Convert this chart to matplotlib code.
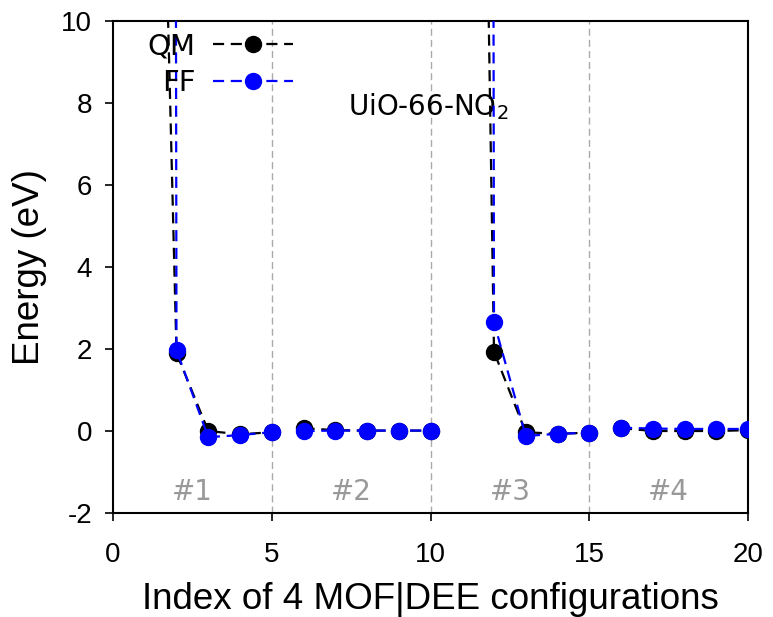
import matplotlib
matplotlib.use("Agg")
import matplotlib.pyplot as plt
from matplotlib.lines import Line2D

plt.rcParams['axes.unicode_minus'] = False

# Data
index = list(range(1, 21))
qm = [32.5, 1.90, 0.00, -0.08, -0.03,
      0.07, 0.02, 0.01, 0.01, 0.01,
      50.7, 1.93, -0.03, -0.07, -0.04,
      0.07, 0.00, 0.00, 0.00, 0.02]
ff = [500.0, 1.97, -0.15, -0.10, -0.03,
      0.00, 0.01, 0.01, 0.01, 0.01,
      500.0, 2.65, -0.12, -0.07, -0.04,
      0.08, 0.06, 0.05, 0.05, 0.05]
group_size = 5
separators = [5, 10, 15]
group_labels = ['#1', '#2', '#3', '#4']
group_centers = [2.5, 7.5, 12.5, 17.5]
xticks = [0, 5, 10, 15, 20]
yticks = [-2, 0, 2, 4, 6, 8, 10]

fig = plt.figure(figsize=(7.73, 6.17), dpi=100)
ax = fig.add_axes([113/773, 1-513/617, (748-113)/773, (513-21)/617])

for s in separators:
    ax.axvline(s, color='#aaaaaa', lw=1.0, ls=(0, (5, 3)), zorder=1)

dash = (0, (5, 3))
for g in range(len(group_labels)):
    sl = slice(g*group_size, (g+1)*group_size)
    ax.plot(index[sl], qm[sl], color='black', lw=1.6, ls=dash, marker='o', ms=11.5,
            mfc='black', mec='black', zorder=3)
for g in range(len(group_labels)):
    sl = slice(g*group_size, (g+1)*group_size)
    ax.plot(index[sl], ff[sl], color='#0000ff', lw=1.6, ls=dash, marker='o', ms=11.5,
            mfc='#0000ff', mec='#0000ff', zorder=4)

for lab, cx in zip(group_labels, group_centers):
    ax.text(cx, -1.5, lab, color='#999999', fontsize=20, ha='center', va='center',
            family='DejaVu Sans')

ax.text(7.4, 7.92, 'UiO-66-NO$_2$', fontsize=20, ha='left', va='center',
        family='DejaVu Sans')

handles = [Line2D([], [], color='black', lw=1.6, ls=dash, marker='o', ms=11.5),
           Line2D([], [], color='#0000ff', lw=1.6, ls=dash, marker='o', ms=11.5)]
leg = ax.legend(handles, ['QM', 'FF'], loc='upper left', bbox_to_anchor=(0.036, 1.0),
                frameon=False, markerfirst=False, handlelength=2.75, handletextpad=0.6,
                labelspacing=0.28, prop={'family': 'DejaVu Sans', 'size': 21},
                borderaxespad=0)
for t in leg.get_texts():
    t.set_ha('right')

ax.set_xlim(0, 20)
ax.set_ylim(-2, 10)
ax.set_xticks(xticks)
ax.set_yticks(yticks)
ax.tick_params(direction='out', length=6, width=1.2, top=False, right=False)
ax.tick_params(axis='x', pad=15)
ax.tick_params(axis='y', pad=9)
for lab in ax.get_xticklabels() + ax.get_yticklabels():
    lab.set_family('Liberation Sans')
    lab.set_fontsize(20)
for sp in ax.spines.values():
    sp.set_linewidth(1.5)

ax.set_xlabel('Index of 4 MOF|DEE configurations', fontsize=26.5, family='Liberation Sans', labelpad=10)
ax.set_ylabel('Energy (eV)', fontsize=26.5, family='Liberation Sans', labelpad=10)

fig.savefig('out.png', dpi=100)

——

- [Work required]: Everything from the first line to the line with "ax.axvline(s, color='#aaaaaa', lw=1.0, ls=(0, (5, 3)), zorder=1)" must be repeated exactly, and nothing else. Leave the pictures out.

- [Solution to this problem]:
Convert this chart to matplotlib code.
import matplotlib
matplotlib.use("Agg")
import matplotlib.pyplot as plt
from matplotlib.lines import Line2D

plt.rcParams['axes.unicode_minus'] = False

# Data
index = list(range(1, 21))
qm = [32.5, 1.90, 0.00, -0.08, -0.03,
      0.07, 0.02, 0.01, 0.01, 0.01,
      50.7, 1.93, -0.03, -0.07, -0.04,
      0.07, 0.00, 0.00, 0.00, 0.02]
ff = [500.0, 1.97, -0.15, -0.10, -0.03,
      0.00, 0.01, 0.01, 0.01, 0.01,
      500.0, 2.65, -0.12, -0.07, -0.04,
      0.08, 0.06, 0.05, 0.05, 0.05]
group_size = 5
separators = [5, 10, 15]
group_labels = ['#1', '#2', '#3', '#4']
group_centers = [2.5, 7.5, 12.5, 17.5]
xticks = [0, 5, 10, 15, 20]
yticks = [-2, 0, 2, 4, 6, 8, 10]

fig = plt.figure(figsize=(7.73, 6.17), dpi=100)
ax = fig.add_axes([113/773, 1-513/617, (748-113)/773, (513-21)/617])

for s in separators:
    ax.axvline(s, color='#aaaaaa', lw=1.0, ls=(0, (5, 3)), zorder=1)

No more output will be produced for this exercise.